This lecture was very interesting, I took some notes of what I understood and what I would like to explore more.
All in a higgledy-piggledy way...
First , a definition for ARTIFACTS: a representation of human culture - objects that represent a human civilization and culture.
About collecting and creating a collection, I like to associate it to the expressions personal environment, memories, one's own vision of (an aspect of) the world , a vision of his relationship with the world, mysterious love of things, identify something or someone, symbolic ( those terms are taken from the introduction of Art and Artifacts, The Museum as Medium, Putum J. 2001)
The hierarchy of art - how museums and collections give evidences of the hierarchy that occurs in art.
We talked about ethnography, the study of a human culture by another human culture, it is not neutral and will never be.
We looked at Africa.
Africa has been conceived by European as one entity.
When Victorian explorers, scientist and missionaries first arrived in Africa, Africa seemed to get "darker" they saw Africa through an imperialist ideology. an ideology of difference, the creation of others. the illusion of race. Race is a human creation, we are all Homo sapiens.
A practical example of the hierarchy of art ( which can be linked to the surrealist hierarchy of races) is the controversy around the Statue of the Queen Mother from the Kingdom of Benin, now part of Nigeria. The Queen Mother was really important to the Benin population as she was the mother of Oba the ruler of Benin; Oba was poly morph and only his mother could be very close to him and talk to him about his power.
There are several statues that were made of the Queen Mother and Oba himself, the statues were made in a very ingenious way using the lost-wax casting method ( a mold is created of the exact negative of the original objects, the mold is at least made of two pieces that can, then, be put together, bronze is then poured in the empty space in between the molds and create the statue or object wanted.) The art historians do not believe that the Benin population made the statues as it was made in a very clever way.
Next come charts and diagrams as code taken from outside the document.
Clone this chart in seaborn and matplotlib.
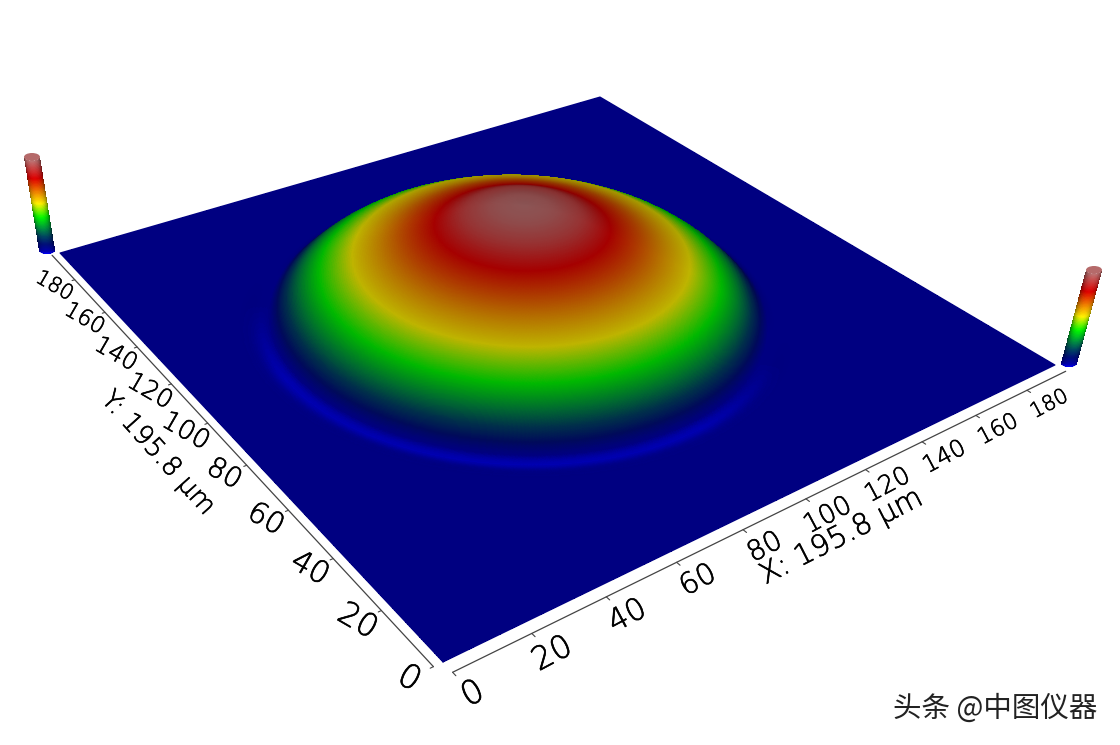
import numpy as np
import pandas as pd
import matplotlib
matplotlib.use("Agg")
import matplotlib.pyplot as plt
import matplotlib.patheffects as pe
from matplotlib.colors import LinearSegmentedColormap
from matplotlib.patches import Ellipse
import seaborn as sns

# Values
scan_size = 195.8
tick_values = [0, 20, 40, 60, 80, 100, 120, 140, 160, 180]
x_title = "X: 195.8 µm"
y_title = "Y: 195.8 µm"
watermark = "头条 @中图仪器"

# dome profile: distance from the dome centre (um) and relative height
dome_center = [93.6, 102.4]
dome_radius = [0, 8, 16, 23.3, 31, 38, 45.6, 54.5, 60, 65, 67, 69, 71.5, 74.5, 90, 300]
dome_height = [1.0, 0.98, 0.92, 0.81, 0.72, 0.63, 0.54, 0.39, 0.27, 0.13, 0.06, 0.0, 0.0, 0.03, 0.03, 0.03]
plane_level = 0.03

# colour scale stops
scale_pos = [0.0, 0.03, 0.10, 0.18, 0.27, 0.39, 0.54, 0.81, 1.0]
scale_rgb = ["#0000b4", "#000080", "#000a5a", "#00304a", "#006a30", "#00b800", "#beb400", "#a50000", "#8c5555"]

# Image corners of the scanned plane: (0,0), (max,0), (max,max), (0,max)
corners = np.array([[443, 662], [1055, 365], [600, 97], [60, 253]], dtype=float)
vanish = np.array([419.0, 2787.0])
dome_rise_px = 98.0

sns.set_theme(style="white")
plt.rcParams['font.family'] = ['DejaVu Sans']

cmap = LinearSegmentedColormap.from_list("scale", list(zip(scale_pos, sns.color_palette(scale_rgb))), N=512)


# Homography from the unit square to the picture
def make_homography(pts):
    A, b = [], []
    for (u, v), (x, y) in zip([(0, 0), (1, 0), (1, 1), (0, 1)], pts):
        A.append([u, v, 1, 0, 0, 0, -u * x, -v * x])
        A.append([0, 0, 0, u, v, 1, -u * y, -v * y])
        b += [x, y]
    h = np.linalg.solve(np.array(A), np.array(b))
    return np.append(h, 1).reshape(3, 3)


H = make_homography(corners)
w_mid = H[2, 0] * 0.5 + H[2, 1] * 0.5 + H[2, 2]
k_up = dome_rise_px / (2787.0 - 310.0) * w_mid


def project(u, v, h=0.0):
    px = H[0, 0] * u + H[0, 1] * v + H[0, 2] - k_up * h * vanish[0]
    py = H[1, 0] * u + H[1, 1] * v + H[1, 2] - k_up * h * vanish[1]
    pw = H[2, 0] * u + H[2, 1] * v + H[2, 2] - k_up * h
    return px / pw, py / pw


fig = plt.figure(figsize=(11.2, 7.45), dpi=100)
ax = fig.add_axes([0, 0, 1, 1])
ax.set_xlim(0, 1120)
ax.set_ylim(745, 0)
ax.axis("off")

# Dense radial profile, lightly smoothed
r_dense = np.arange(-20, 300, 0.25)
h_dense = np.interp(np.abs(r_dense), dome_radius, dome_height)
kernel = np.exp(-0.5 * (np.arange(-16, 17) * 0.25 / 1.3) ** 2)
h_dense = np.convolve(h_dense, kernel / kernel.sum(), mode="same")
h_dense[-40:] = dome_height[-1]
slope_dense = np.gradient(h_dense, 0.25)

# Surface, back corner first so the front of the dome paints over the back
n_grid = 800
gx = np.linspace(scan_size, 0, n_grid)
gy = np.linspace(scan_size, 0, n_grid)
GX, GY = np.meshgrid(gx, gy)
dx = GX - dome_center[0]
dy = GY - dome_center[1]
R = np.hypot(dx, dy)
Z = np.interp(R, r_dense, h_dense)
PX, PY = project(GX / scan_size, GY / scan_size, Z - plane_level)

mx = 0.25 * (dx[:-1, :-1] + dx[1:, :-1] + dx[:-1, 1:] + dx[1:, 1:])
my = 0.25 * (dy[:-1, :-1] + dy[1:, :-1] + dy[:-1, 1:] + dy[1:, 1:])
mr = np.hypot(mx, my) + 1e-6
mz = np.interp(mr, r_dense, h_dense)
ms = np.interp(mr, r_dense, slope_dense)
toward_front = -(mx + my) / (mr * np.sqrt(2))
shade = np.clip(1 - 13 * ms * toward_front, 0, 1)
# the groove round the dome only catches the light on the front side
groove = mz < plane_level
mz[groove] = plane_level - (plane_level - mz[groove]) * np.clip((toward_front[groove] - 0.2) * 2.2, 0, 1)
face = cmap(mz)[..., :3] * shade[..., None]
ax.pcolormesh(PX, PY, face, shading="flat", antialiased=False, linewidth=0, rasterized=True, zorder=1)

# smooth the stepped outline of the plane
edge_u = np.array([0, 1, 1, 0, 0.0])
edge_v = np.array([0, 0, 1, 1, 0.0])
ex, ey = project(edge_u, edge_v)
ax.plot(ex, ey, color=cmap(plane_level), lw=0.8, zorder=1.5)

# Axis lines and ticks
line_color = "#444444"
ux = np.array([0, 1.0])
xl = project(ux, np.full(2, -0.018))
yl = project(np.full(2, -0.012), ux)
sns.lineplot(data=pd.DataFrame({"px": xl[0], "py": xl[1]}), x="px", y="py", ax=ax, sort=False, estimator=None,
             color=line_color, lw=0.9, legend=False)
sns.lineplot(data=pd.DataFrame({"px": yl[0], "py": yl[1]}), x="px", y="py", ax=ax, sort=False, estimator=None,
             color=line_color, lw=0.9, legend=False)
ax.set_xlim(0, 1120)
ax.set_ylim(745, 0)
ax.axis("off")

# thin black lettering: extra-light face with a hair of stroke
ink = [pe.withStroke(linewidth=0.45, foreground="black")]
sizes = np.linspace(24, 15, len(tick_values))
for val, fs in zip(tick_values, sizes):
    t = val / scan_size
    x0, y0 = project(t, -0.018)
    x1, y1 = project(t, -0.024)
    ax.plot([x0, x1], [y0, y1], color=line_color, lw=0.8)
    x0, y0 = project(-0.012, t)
    x1, y1 = project(-0.016, t)
    ax.plot([x0, x1], [y0, y1], color=line_color, lw=0.8)
    lx, ly = project(t, -0.055)
    ax.text(lx, ly, str(val), rotation=28, ha="center", va="center", rotation_mode="anchor",
            fontsize=fs, color="black", fontweight="light", path_effects=ink, zorder=5)
    lx, ly = project(-0.042, t)
    ax.text(lx, ly, str(val), rotation=-30, ha="center", va="center", rotation_mode="anchor",
            fontsize=fs, color="black", fontweight="light", path_effects=ink, zorder=5)

ax.text(841, 537, x_title, rotation=27, ha="center", va="center", rotation_mode="anchor", fontsize=21,
        color="black", fontweight="light", path_effects=ink)
ax.text(158, 453, y_title, rotation=-48, ha="center", va="center", rotation_mode="anchor", fontsize=19,
        color="black", fontweight="light", path_effects=ink)


# Colour scale cylinders at the two far corners
def draw_cylinder(base, top, width=16, ry=4):
    t = np.linspace(0, 1, 160)
    s = np.linspace(-1, 1, 40)
    S, T = np.meshgrid(s, t)
    bulge = np.sqrt(1 - S ** 2)
    CX = base[0] + (top[0] - base[0]) * T + S * width / 2
    CY = base[1] + (top[1] - base[1]) * T + bulge * ry
    mid_t = 0.5 * (T[:-1, :-1] + T[1:, 1:])
    mid_s = 0.5 * (S[:-1, :-1] + S[1:, 1:])
    light = 0.6 + 0.75 * np.sqrt(1 - mid_s ** 2)
    rgb = np.clip(cmap(mid_t)[..., :3] * light[..., None], 0, 1)
    ax.pcolormesh(CX, CY, rgb, shading="flat", antialiased=False, linewidth=0, zorder=3)
    ax.add_patch(Ellipse(base, width, 2 * ry, color="#0000c0", zorder=2.5, lw=0))
    ax.add_patch(Ellipse(top, width, 2 * ry, color="#b56a6a", zorder=4, lw=0))


draw_cylinder((47, 250), (32, 157))
draw_cylinder((1069, 363), (1094, 270))

ax.text(995, 709, watermark, ha="center", va="center", fontsize=20.5, color="#222222",
        family=['Noto Sans CJK SC', 'DejaVu Sans'], zorder=6)

fig.savefig("out.png", dpi=100, facecolor="white")
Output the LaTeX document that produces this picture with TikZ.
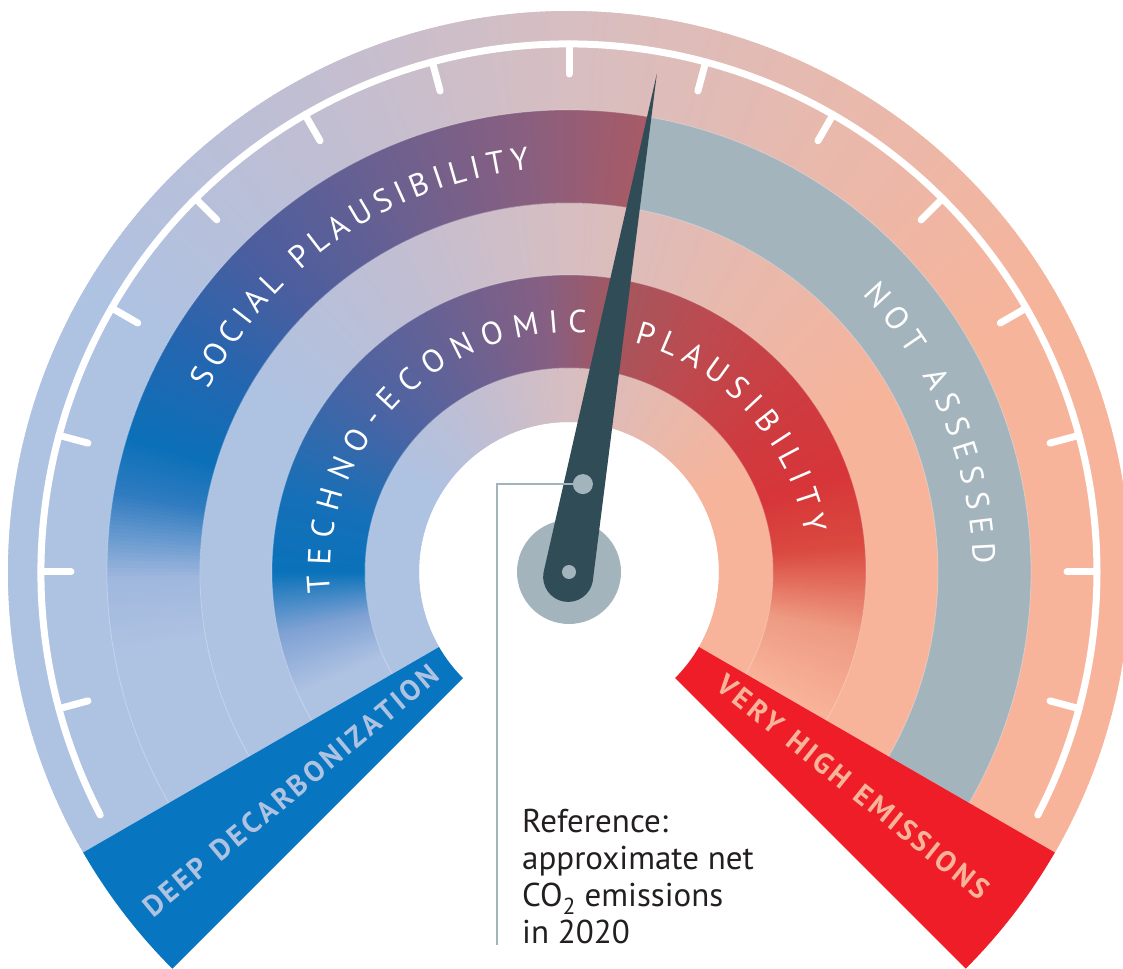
\documentclass[tikz,border=0pt]{standalone}
\usepackage{fontspec}
\usepackage{tikz}
\usepackage{xcolor}
\usetikzlibrary{calc,decorations.text}
\setmainfont{PT Sans}
\newfontfamily\bandfont{PT Sans}
\newfontfamily\ribbonfont{PT Sans Bold}
\definecolor{lightblue}{HTML}{AEC2E2}
\definecolor{salmon}{HTML}{F8B49A}
\definecolor{hubgray}{HTML}{A4B4BD}
\definecolor{needledark}{HTML}{304C57}
\definecolor{deepblue}{HTML}{0775BF}
\definecolor{hotred}{HTML}{EE1D27}
\definecolor{textdark}{HTML}{231F20}
\newcommand{\bandtype}[1]{\bandfont\fontsize{32}{38}\selectfont\kern#1pt}% spaced caps
\newcommand{\ribbontype}{\ribbonfont\fontsize{29}{34}\selectfont\kern3pt}
\newcommand{\sectorpath}[4]{% inner r, outer r, from angle, to angle
(#3:#1) arc[start angle=#3, end angle=#4, radius=#1]
  -- (#4:#2) arc[start angle=#4, end angle=#3, radius=#2] -- cycle}
\newcommand{\gradband}[3]{% inner r, outer r, stops from/colour/to/colour (angles going down)
\foreach \aa/\ca/\ab/\cb in {#3}{
    \definecolor{stopa}{HTML}{\ca}
    \definecolor{stopb}{HTML}{\cb}
    \pgfmathtruncatemacro{\nseg}{round(2*((\aa)-(\ab)))}
    \foreach \i in {1,...,\nseg}{
        \pgfmathsetmacro{\ta}{\aa-((\aa)-(\ab))*(\i-1)/\nseg}
        \pgfmathsetmacro{\tb}{\aa-((\aa)-(\ab))*\i/\nseg-0.4}
        \pgfmathsetmacro{\pc}{100*(\i-0.5)/\nseg}
        \colorlet{segcol}{stopb!\pc!stopa}
        \fill[segcol] \sectorpath{#1}{#2}{\ta}{\tb};
    }
}}
\tikzstyle{tickline} = [white, line width=7, line cap=round]
\tikzstyle{ringedge} = [white, opacity=.3, line width=.8]
\tikzstyle{bandlabel} = [
    decorate,
    decoration={text along path, text align=center, text color=white}
    ]
\tikzstyle{ribbonlabel} = [
    decorate,
    decoration={text along path, text align=center}
    ]
\tikzstyle{leader} = [hubgray, line width=2.5]
\tikzstyle{reftext} = [
    font=\fontsize{33}{37}\selectfont,
    text=textdark,
    align=left,
    inner sep=0pt
    ]

\begin{document}
\begin{tikzpicture}[x=1pt, y=1pt]
\useasboundingbox (-569,-396) rectangle (554,572);

% light rings behind everything
\gradband{150}{561}{210/AEC2E2/150/AEC2E2, 150/AEC2E2/120/C0BED3, 120/C0BED3/90/D7BEC1,
    90/D7BEC1/60/E8B9AD, 60/E8B9AD/30/F6B49B, 30/F6B49B/-30/F8B49A}
% social plausibility band
\gradband{369}{462}{210/AEC2E2/190/AEC2E2, 190/AEC2E2/181/A0B8DE, 181/A0B8DE/170/2F7BC0,
    170/2F7BC0/163/0B70B8, 163/0B70B8/150/2466B0, 150/2466B0/135/4B5E9F, 135/4B5E9F/115/6B6090,
    115/6B6090/95/8A5F7F, 95/8A5F7F/80/A85A66}
\fill[hubgray] \sectorpath{369}{462}{80}{-30};
% techno-economic band
\gradband{204}{297}{210/AEC2E2/204/AEC2E2, 204/AEC2E2/192/7FA2D4, 192/7FA2D4/180/0A72BA,
    180/0A72BA/165/1570B8, 165/1570B8/140/4A64A4, 140/4A64A4/115/6B6192, 115/6B6192/95/865F83,
    95/865F83/80/A4575F, 80/A4575F/60/BD4A4F, 60/BD4A4F/40/CC3D41, 40/CC3D41/20/D73539,
    20/D73539/5/DA4A40, 5/DA4A40/-12/EE9A82, -12/EE9A82/-30/F8B49A}
\foreach \r in {204,297,369,462}
    \draw[ringedge] (210:\r) arc[start angle=210, end angle=-30, radius=\r];

% end ribbons
\fill[deepblue] \sectorpath{150}{561}{210}{225};
\fill[hotred] \sectorpath{150}{561}{-30}{-45};

% scale
\draw[tickline] (207.4:528) arc[start angle=207.4, end angle=-27.4, radius=528];
\foreach \a in {195,180,...,-15}
    \draw[tickline] (\a:498) -- (\a:528);

% labels
\path[bandlabel, decoration={text={|\bandtype{5.9}|SOCIAL PLAUSIBILITY}}]
    (185:404) arc[start angle=185, end angle=64.6, radius=404];
\path[bandlabel, decoration={text={|\bandtype{9.3}|TECHNO-ECONOMIC}}]
    (215:239) arc[start angle=215, end angle=58, radius=239];
\path[bandlabel, decoration={text={|\bandtype{7.4}|PLAUSIBILITY}}]
    (100:239) arc[start angle=100, end angle=-15, radius=239];
\path[bandlabel, decoration={text={|\bandtype{7.9}|NOT ASSESSED}}]
    (75:404) arc[start angle=75, end angle=-29.4, radius=404];
\path[ribbonlabel, decoration={text color=lightblue, text={|\ribbontype|DEEP DECARBONIZATION}}]
    (219.8:600) -- (219.8:110);
\path[ribbonlabel, decoration={text color=salmon, text={|\ribbontype|VERY HIGH EMISSIONS}}]
    (-38.7:110) -- (-38.7:600);

% needle
\node[circle, fill=hubgray, minimum size=104, inner sep=0] (hub) at (0,0) {};
\coordinate (needletip) at (80:506);
\fill[needledark] (needletip) -- ($(260:5)+(-10:25)$)
    arc[start angle=-10, end angle=-190, radius=25] -- cycle;
\node[circle, fill=hubgray, minimum size=14, inner sep=0] (pivot) at (0,0) {};
\node[circle, fill=hubgray, minimum size=20, inner sep=0] (refdot) at (81:89) {};

% reference note
\coordinate (leaderend) at (-72,-373);
\draw[leader] (refdot) -| (leaderend);
\node[reftext, anchor=north west] (note) at (-47,-237)
    {Reference:\\approximate net\\CO\textsubscript{2} emissions\\in 2020};
\end{tikzpicture}
\end{document}
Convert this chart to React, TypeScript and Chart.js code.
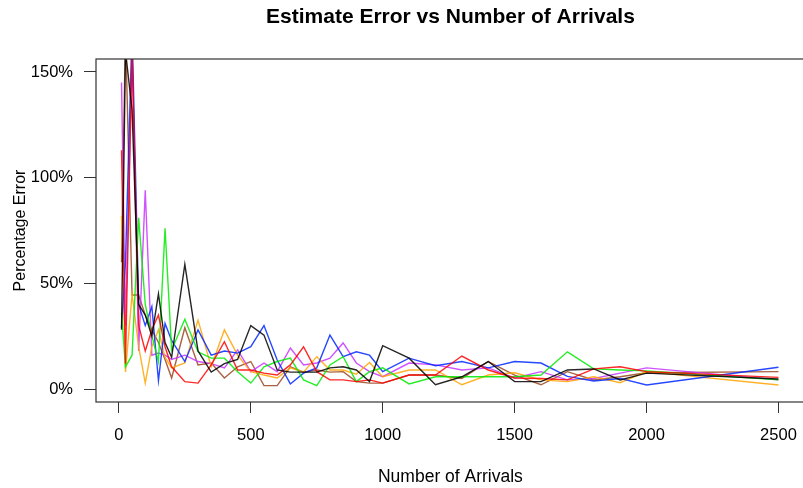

The debate is also about how museums present the artifacts, and the way they label them as the definition of Africa, but they are in reality only a tiny part of the huge puzzle Africa is. it is an ethnographic metonym. It is absurd to pretend that you can describe the immensity of a whole culture with a few hundreds objects.
Reading and people:
George Kubler The Shape of Time Remarks on the History of Things
Josephine Baker Negrophilia: Avant-Garde Paris and Black Culture in the 1920s
Robert Goldwater
Walter Benjamin
Patrick Balendger Race, Writings and Differences chapter 8 and 9, edited by Henry Lewis Gates Jr.